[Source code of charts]
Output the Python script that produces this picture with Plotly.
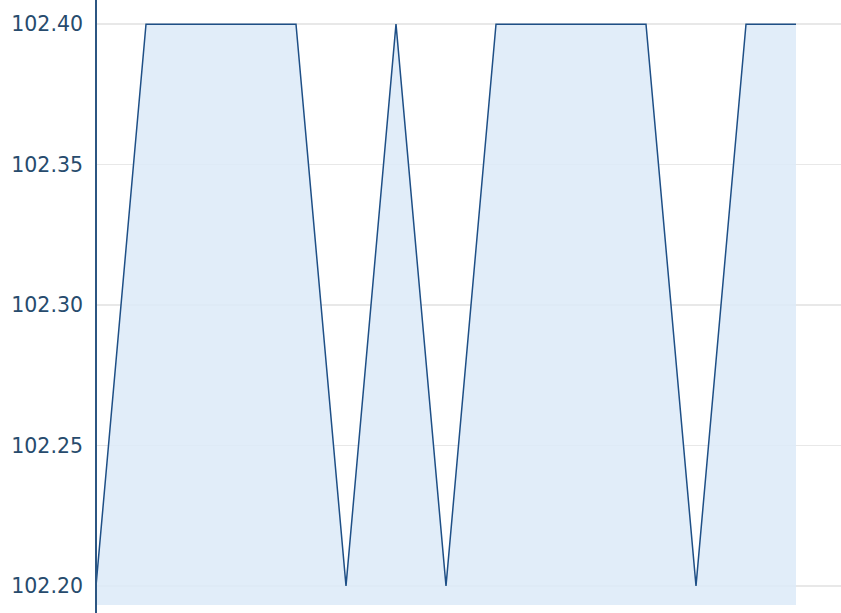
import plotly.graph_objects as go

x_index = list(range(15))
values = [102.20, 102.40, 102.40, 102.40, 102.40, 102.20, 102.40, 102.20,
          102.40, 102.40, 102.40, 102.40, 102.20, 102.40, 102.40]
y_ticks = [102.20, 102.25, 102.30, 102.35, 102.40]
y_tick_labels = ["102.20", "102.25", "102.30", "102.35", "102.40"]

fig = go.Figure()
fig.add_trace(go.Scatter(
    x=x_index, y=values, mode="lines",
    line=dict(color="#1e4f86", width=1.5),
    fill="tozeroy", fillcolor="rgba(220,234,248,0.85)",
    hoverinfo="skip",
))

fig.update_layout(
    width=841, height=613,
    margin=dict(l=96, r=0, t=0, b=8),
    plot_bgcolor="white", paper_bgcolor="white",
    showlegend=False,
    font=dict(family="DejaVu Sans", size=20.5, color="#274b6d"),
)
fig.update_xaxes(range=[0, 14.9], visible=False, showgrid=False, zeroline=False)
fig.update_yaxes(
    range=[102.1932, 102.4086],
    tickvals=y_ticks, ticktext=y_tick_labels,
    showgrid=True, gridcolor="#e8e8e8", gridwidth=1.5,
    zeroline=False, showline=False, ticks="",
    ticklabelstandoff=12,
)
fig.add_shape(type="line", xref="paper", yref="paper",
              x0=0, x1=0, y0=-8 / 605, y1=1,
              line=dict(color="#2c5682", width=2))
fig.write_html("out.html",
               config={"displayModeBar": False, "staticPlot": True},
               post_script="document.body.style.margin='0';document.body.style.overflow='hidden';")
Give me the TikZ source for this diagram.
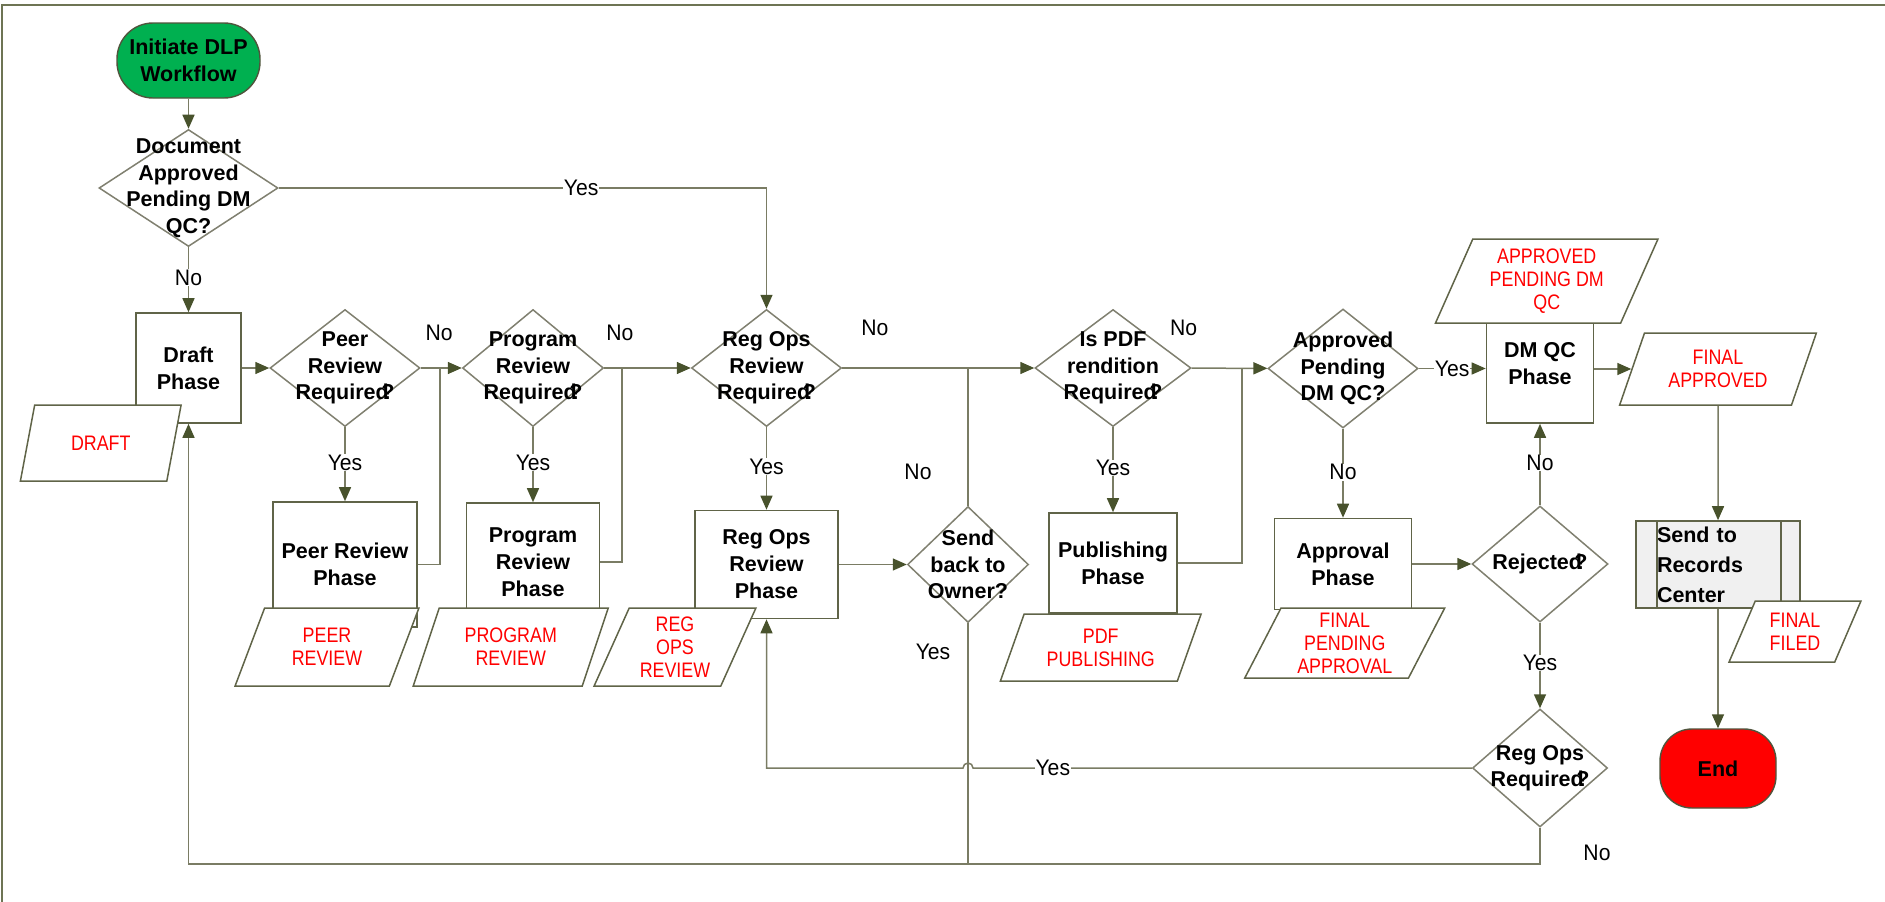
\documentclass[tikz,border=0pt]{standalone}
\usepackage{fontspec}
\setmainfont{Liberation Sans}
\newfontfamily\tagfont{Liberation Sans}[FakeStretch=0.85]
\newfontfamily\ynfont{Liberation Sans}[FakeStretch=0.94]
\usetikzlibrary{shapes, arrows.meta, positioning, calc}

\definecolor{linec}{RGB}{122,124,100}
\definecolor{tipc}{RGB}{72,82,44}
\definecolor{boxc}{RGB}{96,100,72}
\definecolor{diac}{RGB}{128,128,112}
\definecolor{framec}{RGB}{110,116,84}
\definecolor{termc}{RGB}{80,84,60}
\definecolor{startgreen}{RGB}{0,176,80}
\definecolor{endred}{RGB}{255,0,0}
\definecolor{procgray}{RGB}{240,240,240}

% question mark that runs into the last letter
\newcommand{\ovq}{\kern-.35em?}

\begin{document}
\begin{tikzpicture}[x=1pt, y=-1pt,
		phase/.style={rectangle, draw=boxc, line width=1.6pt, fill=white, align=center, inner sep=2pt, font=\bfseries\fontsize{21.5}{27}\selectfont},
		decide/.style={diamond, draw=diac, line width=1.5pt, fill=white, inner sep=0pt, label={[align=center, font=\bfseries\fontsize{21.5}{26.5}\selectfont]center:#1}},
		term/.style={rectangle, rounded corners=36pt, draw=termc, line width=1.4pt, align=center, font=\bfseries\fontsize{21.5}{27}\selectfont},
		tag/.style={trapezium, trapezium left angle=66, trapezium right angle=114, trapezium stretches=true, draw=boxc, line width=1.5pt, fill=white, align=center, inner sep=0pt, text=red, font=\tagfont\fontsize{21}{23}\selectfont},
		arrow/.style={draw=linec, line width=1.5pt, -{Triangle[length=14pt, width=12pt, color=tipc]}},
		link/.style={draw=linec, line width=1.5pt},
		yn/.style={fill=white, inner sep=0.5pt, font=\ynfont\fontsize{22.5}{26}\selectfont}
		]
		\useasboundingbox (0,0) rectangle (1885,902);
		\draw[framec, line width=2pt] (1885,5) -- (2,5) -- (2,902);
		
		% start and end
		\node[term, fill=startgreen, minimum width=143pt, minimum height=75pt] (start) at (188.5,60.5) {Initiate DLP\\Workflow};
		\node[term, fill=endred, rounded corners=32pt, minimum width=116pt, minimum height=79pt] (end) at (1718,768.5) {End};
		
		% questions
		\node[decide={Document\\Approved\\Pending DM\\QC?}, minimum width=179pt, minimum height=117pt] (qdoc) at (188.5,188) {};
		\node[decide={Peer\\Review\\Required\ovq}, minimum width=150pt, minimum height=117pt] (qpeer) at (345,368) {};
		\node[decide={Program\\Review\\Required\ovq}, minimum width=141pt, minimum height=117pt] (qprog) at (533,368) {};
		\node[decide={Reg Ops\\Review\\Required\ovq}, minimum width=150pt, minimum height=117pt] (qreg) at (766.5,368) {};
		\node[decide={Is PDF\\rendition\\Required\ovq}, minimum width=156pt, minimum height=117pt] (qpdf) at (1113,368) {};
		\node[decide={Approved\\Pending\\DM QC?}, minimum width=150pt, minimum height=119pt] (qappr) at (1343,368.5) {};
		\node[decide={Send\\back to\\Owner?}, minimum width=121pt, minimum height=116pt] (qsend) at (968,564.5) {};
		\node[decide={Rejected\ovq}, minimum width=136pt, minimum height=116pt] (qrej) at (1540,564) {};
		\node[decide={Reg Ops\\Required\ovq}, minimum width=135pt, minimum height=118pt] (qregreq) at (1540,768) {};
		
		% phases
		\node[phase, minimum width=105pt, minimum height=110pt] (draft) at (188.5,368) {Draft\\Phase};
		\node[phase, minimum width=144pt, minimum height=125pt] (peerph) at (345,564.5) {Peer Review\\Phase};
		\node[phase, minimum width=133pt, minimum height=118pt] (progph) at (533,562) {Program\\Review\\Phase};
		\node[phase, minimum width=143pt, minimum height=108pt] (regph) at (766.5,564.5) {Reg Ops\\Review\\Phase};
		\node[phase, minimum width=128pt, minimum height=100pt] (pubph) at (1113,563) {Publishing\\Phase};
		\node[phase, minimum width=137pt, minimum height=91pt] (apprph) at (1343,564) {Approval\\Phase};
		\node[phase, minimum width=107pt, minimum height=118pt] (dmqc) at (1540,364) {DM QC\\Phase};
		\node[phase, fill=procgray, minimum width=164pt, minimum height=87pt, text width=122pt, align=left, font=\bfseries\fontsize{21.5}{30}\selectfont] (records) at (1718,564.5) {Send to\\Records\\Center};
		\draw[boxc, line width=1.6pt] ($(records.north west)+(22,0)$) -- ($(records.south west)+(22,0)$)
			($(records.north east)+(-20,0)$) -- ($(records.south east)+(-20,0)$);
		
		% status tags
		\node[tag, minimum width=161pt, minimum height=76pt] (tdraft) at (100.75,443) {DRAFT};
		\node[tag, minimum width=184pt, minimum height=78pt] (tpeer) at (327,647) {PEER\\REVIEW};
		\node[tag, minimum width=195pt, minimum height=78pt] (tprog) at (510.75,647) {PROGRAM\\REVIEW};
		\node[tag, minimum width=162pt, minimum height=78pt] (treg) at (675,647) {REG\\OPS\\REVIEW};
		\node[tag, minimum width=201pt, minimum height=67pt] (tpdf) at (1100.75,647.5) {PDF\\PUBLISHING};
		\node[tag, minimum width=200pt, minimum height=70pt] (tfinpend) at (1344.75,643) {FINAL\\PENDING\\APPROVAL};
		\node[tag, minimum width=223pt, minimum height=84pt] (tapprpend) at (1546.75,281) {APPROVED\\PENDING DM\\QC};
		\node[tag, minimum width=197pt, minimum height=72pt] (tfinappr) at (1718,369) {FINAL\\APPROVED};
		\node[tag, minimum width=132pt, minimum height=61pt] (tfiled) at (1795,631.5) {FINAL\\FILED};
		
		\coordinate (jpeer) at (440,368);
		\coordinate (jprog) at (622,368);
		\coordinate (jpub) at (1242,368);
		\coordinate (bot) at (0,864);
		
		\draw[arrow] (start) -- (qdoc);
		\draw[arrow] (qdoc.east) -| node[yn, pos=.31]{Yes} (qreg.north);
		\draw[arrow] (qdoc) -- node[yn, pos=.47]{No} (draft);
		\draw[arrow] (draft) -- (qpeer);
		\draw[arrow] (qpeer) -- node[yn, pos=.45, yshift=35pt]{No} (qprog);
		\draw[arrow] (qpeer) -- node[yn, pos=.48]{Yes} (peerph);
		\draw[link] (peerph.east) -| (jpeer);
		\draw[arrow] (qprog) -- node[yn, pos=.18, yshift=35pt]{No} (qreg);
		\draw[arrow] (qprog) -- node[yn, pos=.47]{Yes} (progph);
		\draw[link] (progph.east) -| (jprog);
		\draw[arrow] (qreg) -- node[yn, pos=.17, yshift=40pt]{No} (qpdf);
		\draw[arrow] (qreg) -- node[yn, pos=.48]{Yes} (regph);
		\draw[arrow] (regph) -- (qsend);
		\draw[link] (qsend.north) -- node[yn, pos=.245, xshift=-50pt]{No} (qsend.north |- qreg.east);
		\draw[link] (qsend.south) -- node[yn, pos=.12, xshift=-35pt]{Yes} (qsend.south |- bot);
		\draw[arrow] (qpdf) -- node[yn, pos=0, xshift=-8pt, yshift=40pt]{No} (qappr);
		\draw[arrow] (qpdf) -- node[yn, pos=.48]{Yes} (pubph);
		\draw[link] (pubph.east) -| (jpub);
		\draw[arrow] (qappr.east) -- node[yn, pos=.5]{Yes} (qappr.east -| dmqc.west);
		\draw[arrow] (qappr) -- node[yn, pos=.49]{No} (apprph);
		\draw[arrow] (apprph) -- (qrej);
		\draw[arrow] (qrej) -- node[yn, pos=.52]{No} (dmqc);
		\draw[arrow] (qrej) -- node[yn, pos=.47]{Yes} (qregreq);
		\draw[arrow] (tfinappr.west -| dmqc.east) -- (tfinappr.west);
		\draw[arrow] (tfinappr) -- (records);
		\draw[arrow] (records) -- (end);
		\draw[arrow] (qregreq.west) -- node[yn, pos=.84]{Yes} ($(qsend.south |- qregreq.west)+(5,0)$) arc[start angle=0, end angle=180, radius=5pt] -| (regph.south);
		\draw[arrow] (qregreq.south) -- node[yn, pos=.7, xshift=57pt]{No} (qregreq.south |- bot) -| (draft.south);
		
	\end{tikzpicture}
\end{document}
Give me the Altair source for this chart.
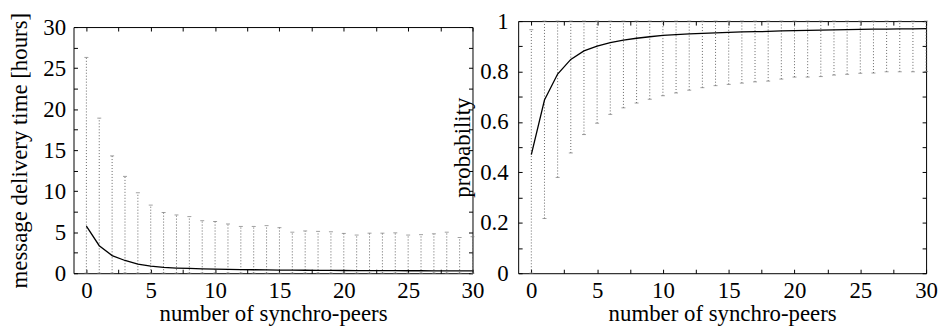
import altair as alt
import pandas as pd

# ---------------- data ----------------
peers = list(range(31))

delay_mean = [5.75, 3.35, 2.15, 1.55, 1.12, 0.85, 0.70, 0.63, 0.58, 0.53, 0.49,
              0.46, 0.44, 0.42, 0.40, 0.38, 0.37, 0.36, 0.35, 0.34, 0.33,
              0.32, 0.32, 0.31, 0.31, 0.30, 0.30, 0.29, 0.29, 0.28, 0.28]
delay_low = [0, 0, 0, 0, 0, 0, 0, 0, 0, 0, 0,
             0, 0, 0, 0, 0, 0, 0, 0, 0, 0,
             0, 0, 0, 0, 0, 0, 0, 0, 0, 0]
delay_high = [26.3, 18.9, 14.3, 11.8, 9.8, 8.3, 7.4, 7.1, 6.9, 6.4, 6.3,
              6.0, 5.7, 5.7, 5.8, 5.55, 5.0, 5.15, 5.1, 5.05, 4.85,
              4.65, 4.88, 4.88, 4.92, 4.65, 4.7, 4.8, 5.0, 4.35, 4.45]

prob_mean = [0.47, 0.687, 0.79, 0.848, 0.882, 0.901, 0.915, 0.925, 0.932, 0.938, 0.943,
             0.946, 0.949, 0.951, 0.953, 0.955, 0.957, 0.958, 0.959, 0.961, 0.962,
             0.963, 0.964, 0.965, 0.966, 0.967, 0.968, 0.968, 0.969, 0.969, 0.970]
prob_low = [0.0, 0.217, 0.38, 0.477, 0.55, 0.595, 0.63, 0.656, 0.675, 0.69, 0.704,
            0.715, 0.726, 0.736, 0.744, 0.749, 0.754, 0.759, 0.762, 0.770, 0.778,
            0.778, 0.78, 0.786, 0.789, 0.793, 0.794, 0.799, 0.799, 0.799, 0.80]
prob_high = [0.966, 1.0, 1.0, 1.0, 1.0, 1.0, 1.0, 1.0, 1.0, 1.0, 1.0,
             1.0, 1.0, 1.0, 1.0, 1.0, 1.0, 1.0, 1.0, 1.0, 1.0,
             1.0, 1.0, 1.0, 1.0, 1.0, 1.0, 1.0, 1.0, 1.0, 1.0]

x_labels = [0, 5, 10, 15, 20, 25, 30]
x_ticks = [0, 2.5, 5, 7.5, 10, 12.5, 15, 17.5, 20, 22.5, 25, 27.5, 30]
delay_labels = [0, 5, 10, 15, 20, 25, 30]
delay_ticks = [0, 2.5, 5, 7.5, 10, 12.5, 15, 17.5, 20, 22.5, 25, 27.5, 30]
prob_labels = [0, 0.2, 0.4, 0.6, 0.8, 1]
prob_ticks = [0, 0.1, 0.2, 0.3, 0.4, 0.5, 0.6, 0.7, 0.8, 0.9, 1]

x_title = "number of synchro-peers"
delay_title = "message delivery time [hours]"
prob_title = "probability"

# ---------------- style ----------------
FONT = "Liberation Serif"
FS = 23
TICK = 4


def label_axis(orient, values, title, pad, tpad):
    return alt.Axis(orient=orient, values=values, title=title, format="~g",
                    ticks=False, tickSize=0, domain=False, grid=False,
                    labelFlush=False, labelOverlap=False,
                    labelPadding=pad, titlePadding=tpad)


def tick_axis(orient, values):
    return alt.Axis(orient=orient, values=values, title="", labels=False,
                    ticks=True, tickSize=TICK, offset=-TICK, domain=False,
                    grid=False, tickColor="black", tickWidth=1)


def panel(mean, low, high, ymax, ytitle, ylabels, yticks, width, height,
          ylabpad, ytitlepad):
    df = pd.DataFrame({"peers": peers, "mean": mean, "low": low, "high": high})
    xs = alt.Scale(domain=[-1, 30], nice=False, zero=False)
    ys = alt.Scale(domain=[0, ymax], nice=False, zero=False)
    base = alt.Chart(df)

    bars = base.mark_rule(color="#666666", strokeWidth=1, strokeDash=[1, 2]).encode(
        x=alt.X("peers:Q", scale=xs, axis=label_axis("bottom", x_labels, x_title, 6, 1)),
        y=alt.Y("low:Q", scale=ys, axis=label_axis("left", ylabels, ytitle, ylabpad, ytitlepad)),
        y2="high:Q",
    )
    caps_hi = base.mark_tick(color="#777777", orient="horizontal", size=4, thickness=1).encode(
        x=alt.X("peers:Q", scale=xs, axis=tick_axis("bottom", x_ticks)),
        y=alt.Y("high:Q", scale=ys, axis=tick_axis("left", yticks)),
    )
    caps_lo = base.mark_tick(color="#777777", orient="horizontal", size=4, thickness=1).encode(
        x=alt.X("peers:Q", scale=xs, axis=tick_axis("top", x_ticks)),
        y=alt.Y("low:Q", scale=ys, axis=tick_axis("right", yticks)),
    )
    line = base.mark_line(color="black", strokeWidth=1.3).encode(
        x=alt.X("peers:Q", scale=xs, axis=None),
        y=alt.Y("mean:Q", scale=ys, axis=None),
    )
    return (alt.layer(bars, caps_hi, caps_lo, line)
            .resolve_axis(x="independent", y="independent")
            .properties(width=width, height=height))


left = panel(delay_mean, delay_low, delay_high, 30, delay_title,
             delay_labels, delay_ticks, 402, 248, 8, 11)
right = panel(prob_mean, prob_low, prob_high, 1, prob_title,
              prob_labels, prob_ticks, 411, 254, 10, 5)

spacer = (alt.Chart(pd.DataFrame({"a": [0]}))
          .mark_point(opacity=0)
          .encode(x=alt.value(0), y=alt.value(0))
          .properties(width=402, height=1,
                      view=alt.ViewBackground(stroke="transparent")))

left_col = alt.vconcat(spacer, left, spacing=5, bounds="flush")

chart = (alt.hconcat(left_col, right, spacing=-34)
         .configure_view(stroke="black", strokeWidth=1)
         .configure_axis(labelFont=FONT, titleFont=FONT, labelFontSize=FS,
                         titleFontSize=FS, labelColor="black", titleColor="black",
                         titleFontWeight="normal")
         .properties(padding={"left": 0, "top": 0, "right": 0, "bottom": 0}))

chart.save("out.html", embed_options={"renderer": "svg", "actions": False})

Short task
Start at the line above containing "Give me the Altair source for this chart." and stop at the line containing "4.65, 4.88, 4.88, 4.92, 4.65, 4.7, 4.8, 5.0, 4.35, 4.45]": print those lines and everything between them exactly, but not the pictures.

Worked answer
Give me the Altair source for this chart.
import altair as alt
import pandas as pd

# ---------------- data ----------------
peers = list(range(31))

delay_mean = [5.75, 3.35, 2.15, 1.55, 1.12, 0.85, 0.70, 0.63, 0.58, 0.53, 0.49,
              0.46, 0.44, 0.42, 0.40, 0.38, 0.37, 0.36, 0.35, 0.34, 0.33,
              0.32, 0.32, 0.31, 0.31, 0.30, 0.30, 0.29, 0.29, 0.28, 0.28]
delay_low = [0, 0, 0, 0, 0, 0, 0, 0, 0, 0, 0,
             0, 0, 0, 0, 0, 0, 0, 0, 0, 0,
             0, 0, 0, 0, 0, 0, 0, 0, 0, 0]
delay_high = [26.3, 18.9, 14.3, 11.8, 9.8, 8.3, 7.4, 7.1, 6.9, 6.4, 6.3,
              6.0, 5.7, 5.7, 5.8, 5.55, 5.0, 5.15, 5.1, 5.05, 4.85,
              4.65, 4.88, 4.88, 4.92, 4.65, 4.7, 4.8, 5.0, 4.35, 4.45]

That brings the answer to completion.